Adapun empat tuntutan turunan dalam reformasi militer  yakni yang pertama ada restorasi komando teritorial, yang kedua ada reformasi peradilan militer, yang ketiga larangan bisnis TNI dan terakhir adalah profesionalisme militer.

“kendatipun ada beberapa respon berupa regulasi guna mewujudkan empat tuntutan tersebut, namun militer yang masuk ke ranah-ranah sipil masih kerap terjadi” tungkasnya. Terlebih memang ada upaya sipil yang mengamini militer masuk ke ranah sipil. Hal itu bisa dilihat dari contoh kontestasi-kontestasi politik yang dimana militer juga kerap diajak-ajak untuk masuk ke ranah tersebut.

Wayan Gendo Suardana selaku Dewan Nasional WALHI yang juga menjadi salah satu narasumber dalam diskusi ini menerangkan bahwa pada prinsipnya tentara diciptakan memang untuk menjaga sipil dari serangan luar, makanya ia disebut sebagai alat pertahanan negara. Dan polisi merupakan alat untuk menjaga ketertiban yang ditimbulkan di internal atau dimasyarakat dan itu pemisahannya sangat jelas antara tugas TNI dan Polisi.

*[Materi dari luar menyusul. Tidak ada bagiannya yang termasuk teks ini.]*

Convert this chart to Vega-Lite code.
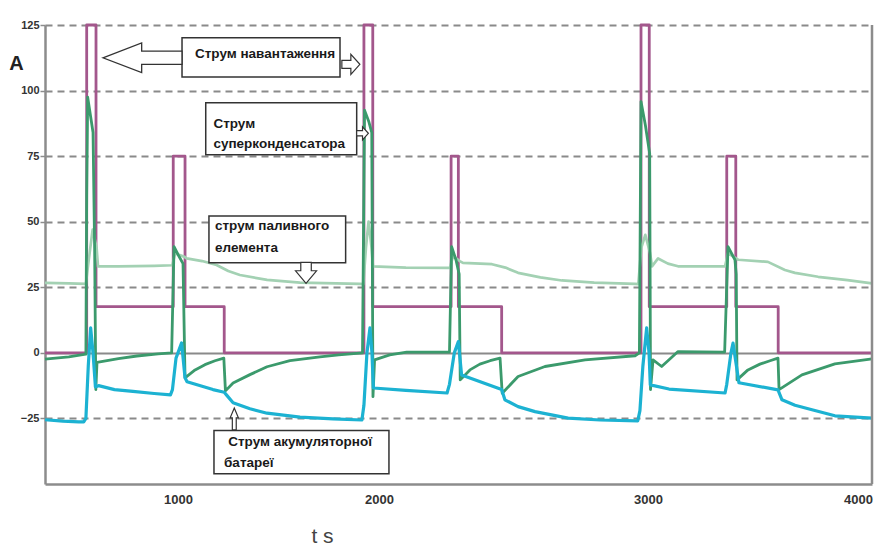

Gendo mengatakan “Kita membutuhkan TNI atau tentara yang profesional yang fokus pada fungsi sebagai alat pertahanan negara dari serangan luar, bukan mereka yang menjadi Tentara politik  yang dikaryakan untuk mengisi posisi-posisi di sipil seperti jadi DPR, menjadi Dubes, gubernur, Bupati atau bahkan Camat” pungkasnya.

Lebih lanjut Gendo menjelaskan bahwa yang menjadi tugas ketertiban dan keamanan masyarakat atau di internal adalah Polisi yang harapannya polisi bertindak dan berwatak sebagai sipil. Ia menambahkan “Sebab apabila polisi berwatak sipil maka pendekatan yang digunakanpun adalah pendekatan sipil yang berlandaskan Hak Asasi Manusia” imbuhnya. Menggunakan pendekatan-pendekatan sipil yang menjamin hak-hak sipil dan menjamin hak-hak asasi manusia.